Articolo 19, comma 1, d.P.R. 633/1972

Permette al compratore di portare in detrazione l’IVA addebitatagli a titolo di rivalsa dal venditore quando si tratti di acquisto effettuato nell’esercizio d’impresa. Il diritto alla detrazione infatti richiede un quid pluris rispetto alla qualità di imprenditore dell’acquirente, ossia l’inerenza o strumentalità del bene comprato rispetto all’attività imprenditoriale. In altri termini, il collegamento funzionale dell’acquisto all’esercizio dell’impresa.

 

Onere della prova

Grava sul contribuente l’onere di dimostrare la sussistenza dell’inerenza o della strumentalità. I detti requisiti non si possono presumere in ragione della qualità di società commerciale dell’acquirente.

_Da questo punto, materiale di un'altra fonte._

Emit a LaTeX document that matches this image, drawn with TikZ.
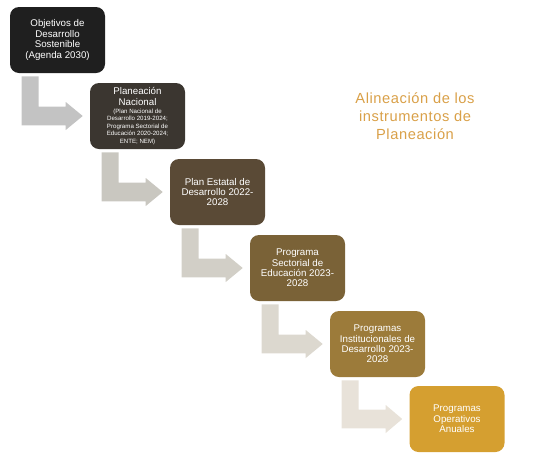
\documentclass[tikz,border=0pt]{standalone}
\usepackage{fontspec}
\setmainfont{Liberation Sans}
\newfontfamily\titlefont[LetterSpace=4]{Liberation Sans}
\usepackage{xcolor}
\usepackage{tikz}
\usetikzlibrary{calc}
\definecolor{tonoA}{RGB}{31,31,31}
\definecolor{tonoB}{RGB}{59,54,48}
\definecolor{tonoC}{RGB}{90,74,54}
\definecolor{tonoD}{RGB}{122,98,55}
\definecolor{tonoE}{RGB}{156,123,58}
\definecolor{tonoF}{RGB}{213,159,48}
\definecolor{flechaA}{RGB}{195,195,195}
\definecolor{flechaB}{RGB}{201,199,192}
\definecolor{flechaC}{RGB}{210,207,199}
\definecolor{flechaD}{RGB}{220,216,207}
\definecolor{flechaE}{RGB}{232,226,217}
\definecolor{titulo}{RGB}{217,160,72}
\newcommand{\nota}{\fontsize{4.6}{4.75}\selectfont}

% bent arrow from the bottom of one box to the west side of the next
\newcommand{\flecha}[3]{%
  \fill[#3] let \p1=(#1.south west), \p2=(#2.west) in
    (\x1+9pt,\y1-2.25pt) -- (\x1+21.75pt,\y1-2.25pt) -- (\x1+21.75pt,\y2+7.1pt)
    -- (\x1+42pt,\y2+7.1pt) -- (\x1+42pt,\y2+10.5pt) -- (\x2-5.25pt,\y2)
    -- (\x1+42pt,\y2-10.5pt) -- (\x1+42pt,\y2-7.1pt) -- (\x1+9pt,\y2-7.1pt) -- cycle;}

\begin{document}
\begin{tikzpicture}[x=0.75pt, y=-0.75pt,
    etapa/.style={rounded corners=6.75pt, minimum width=71.25pt, minimum height=49.5pt, inner sep=1pt,
      text=white, align=center, font=\fontsize{7.3}{7.8}\selectfont}
]
\useasboundingbox (0,0) rectangle (541,461);

\node[etapa, fill=tonoA] (e1) at (57.5,40) {Objetivos de\\Desarrollo\\Sostenible\\(Agenda 2030)};
\node[etapa, fill=tonoB] (e2) at (137.5,116) {Planeación\\Nacional\\[-1.5pt]
  {\nota (Plan Nacional de}\\[-2.2pt]
  {\nota Desarrollo 2019-2024;}\\[-2.2pt]
  {\nota Programa Sectorial de}\\[-2.2pt]
  {\nota Educación 2020-2024;}\\[-2.2pt]
  {\nota ENTE; NEM)}};
\node[etapa, fill=tonoC] (e3) at (217.5,192) {Plan Estatal de\\Desarrollo 2022-\\2028};
\node[etapa, fill=tonoD] (e4) at (297.5,268) {Programa\\Sectorial de\\Educación 2023-\\2028};
\node[etapa, fill=tonoE] (e5) at (377.5,344) {Programas\\Institucionales de\\Desarrollo 2023-\\2028};
\node[etapa, fill=tonoF] (e6) at (457,419) {Programas\\Operativos\\Anuales};

\flecha{e1}{e2}{flechaA}
\flecha{e2}{e3}{flechaB}
\flecha{e3}{e4}{flechaC}
\flecha{e4}{e5}{flechaD}
\flecha{e5}{e6}{flechaE}

\node[text=titulo, align=center, font=\titlefont\fontsize{11}{13.5}\selectfont] (tit) at (415,116)
  {Alineación de los\\instrumentos de\\Planeación};

\end{tikzpicture}
\end{document}
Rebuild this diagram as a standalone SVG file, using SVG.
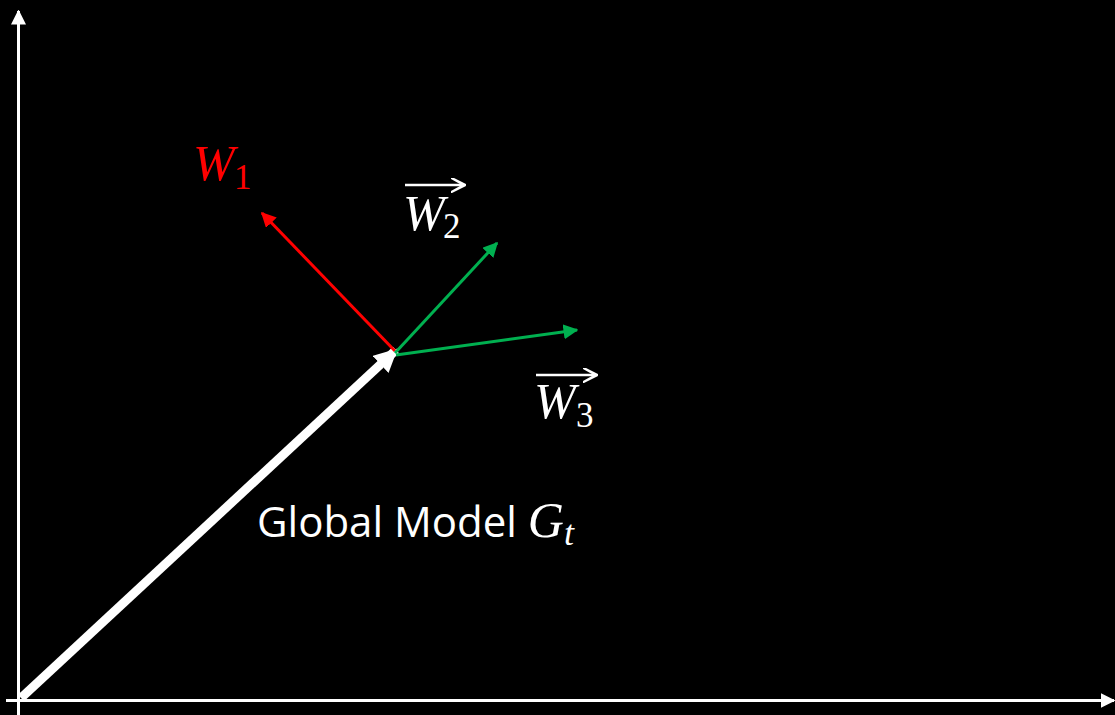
<svg xmlns="http://www.w3.org/2000/svg" width="1115" height="715" viewBox="0 0 1115 715">
<style>
.math{font-family:"Liberation Serif",serif;font-style:italic;}
.sub{font-family:"Liberation Serif",serif;font-style:normal;}
.lbl{font-family:"Open Sans","Liberation Sans",sans-serif;fill:#fff;}
</style>
<defs>
<marker id="ahw" viewBox="0 0 10 10" refX="9" refY="5" markerWidth="2.6" markerHeight="2.6" orient="auto" markerUnits="strokeWidth"><path d="M0,0 L10,5 L0,10 z" fill="#fff"/></marker>
<marker id="ahr" viewBox="0 0 10 10" refX="9" refY="5" markerWidth="5" markerHeight="5" orient="auto" markerUnits="strokeWidth"><path d="M0,0 L10,5 L0,10 z" fill="#ff0000"/></marker>
<marker id="ahg" viewBox="0 0 10 10" refX="9" refY="5" markerWidth="5" markerHeight="5" orient="auto" markerUnits="strokeWidth"><path d="M0,0 L10,5 L0,10 z" fill="#00b050"/></marker>
<marker id="ahx" viewBox="0 0 10 10" refX="9" refY="5" markerWidth="5" markerHeight="5" orient="auto" markerUnits="strokeWidth"><path d="M0,0 L10,5 L0,10 z" fill="#fff"/></marker>
<marker id="ahs" viewBox="0 0 10 10" refX="9" refY="5" markerWidth="6" markerHeight="6" orient="auto" markerUnits="strokeWidth"><path d="M0,0 L10,5 L0,10 L9,5 z" fill="none" stroke="#fff" stroke-width="1.5"/></marker>
</defs>
<rect width="1115" height="715" fill="#000"/>
<g id="axes">
<line x1="18.5" y1="715" x2="18.5" y2="11" stroke="#fff" stroke-width="3" marker-end="url(#ahx)"/>
<line x1="6" y1="700.5" x2="1114" y2="700.5" stroke="#fff" stroke-width="3" marker-end="url(#ahx)"/>
</g>
<g id="connectors">
<line x1="21" y1="698" x2="396" y2="350" stroke="#fff" stroke-width="9" marker-end="url(#ahw)"/>
<line x1="395" y1="351" x2="262" y2="213" stroke="#ff0000" stroke-width="3" marker-end="url(#ahr)"/>
<line x1="395" y1="353" x2="497" y2="243" stroke="#00b050" stroke-width="3" marker-end="url(#ahg)"/>
<line x1="396" y1="355" x2="577" y2="330" stroke="#00b050" stroke-width="3" marker-end="url(#ahg)"/>
</g>
<g id="w1">
<text x="193" y="180" class="math" font-size="50" fill="#ff0000">W</text>
<text x="234" y="189" class="sub" font-size="35" fill="#ff0000">1</text>
</g>
<g id="w2">
<line x1="405" y1="185" x2="464" y2="185" stroke="#fff" stroke-width="2.5" marker-end="url(#ahs)"/>
<text x="403" y="230" class="math" font-size="50" fill="#fff">W</text>
<text x="443" y="238" class="sub" font-size="35" fill="#fff">2</text>
</g>
<g id="w3">
<line x1="536" y1="375" x2="596" y2="375" stroke="#fff" stroke-width="2.5" marker-end="url(#ahs)"/>
<text x="534" y="418" class="math" font-size="50" fill="#fff">W</text>
<text x="576" y="427" class="sub" font-size="35" fill="#fff">3</text>
</g>
<g id="global">
<text x="257" y="537" class="lbl" font-size="42">Global Model <tspan class="math" font-size="50">G</tspan><tspan class="math" font-size="36" dy="8">t</tspan></text>
</g>
</svg>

L’Amministrazione Finanziaria ha più volte affermato che il diritto alla detrazione dell’IVA sugli acquisti è subordinato all’“inerenza” della spesa effettuata rispetto all’attività specifica dell’azienda. Inoltre, al fine dell’esercizio del diritto alla detrazione, il contribuente non deve attendere l’effettiva utilizzazione dei beni e dei servizi nella propria attività, essendo sufficiente che i beni e i servizi siano “afferenti”, cioè destinati a essere utilizzati in operazioni che danno diritto a detrazione. (circolare 24/12/1997 n. 328).

 

 

Ebbene, nel caso di specie, la contribuente non ha fornito elementi di prova atti a smentire gli elementi presuntivi raccolti dai verbalizzanti e posti a fondamento dell’impugnata sentenza.

 

Accertamento dell’IVA

Inoltre, il Collegio ha ritenuto scevro da qualsivoglia vizio motivazionale l’avviso di accertamento oggetto di controversia; avviso che rinviava “per relationem” al processo verbale di constatazione (P.v.c.) redatto dai funzionari dell’Agenzia delle Entrate “a seguito di verifica presso la società”.

A riguardo, il Collegio ha ribadito che, in tema di accertamento dell’IVA, ai sensi dell’art. 56 del d.P.R. 633/72:

  • l’obbligo di motivazione dell’avviso di accertamento può essere assolto anche mediante rinvio ad altri atti conosciuti o conoscibili da parte del contribuente, ed in particolare al verbale redatto dalla Guardia di finanza nell’esercizio dei poteri di polizia tributaria”.

Pertanto, nei casi di impugnazioni, il giudice tributario deve accertare, motivando adeguatamente sul punto:

  • se il detto verbale sia stato posto nella sfera di conoscenza del contribuente, tenendo presente che tale presupposto deve considerarsi ‘in re ipsa’ quando il riferimento attiene a verbali di ispezione o verifica redatti alla presenza del contribuente, a lui comunicati o notificati nei modi di legge”.

 

Conclusioni

Insomma, alla stregua delle riportate considerazioni, la Corte di Cassazione, decidendo in camera di consiglio, ha concluso per il rigetto del ricorso, con condanna della contribuente alla rifusione delle spese di lite, che sono state liquidate in 4mila euro, oltre quelle prenotate a debito.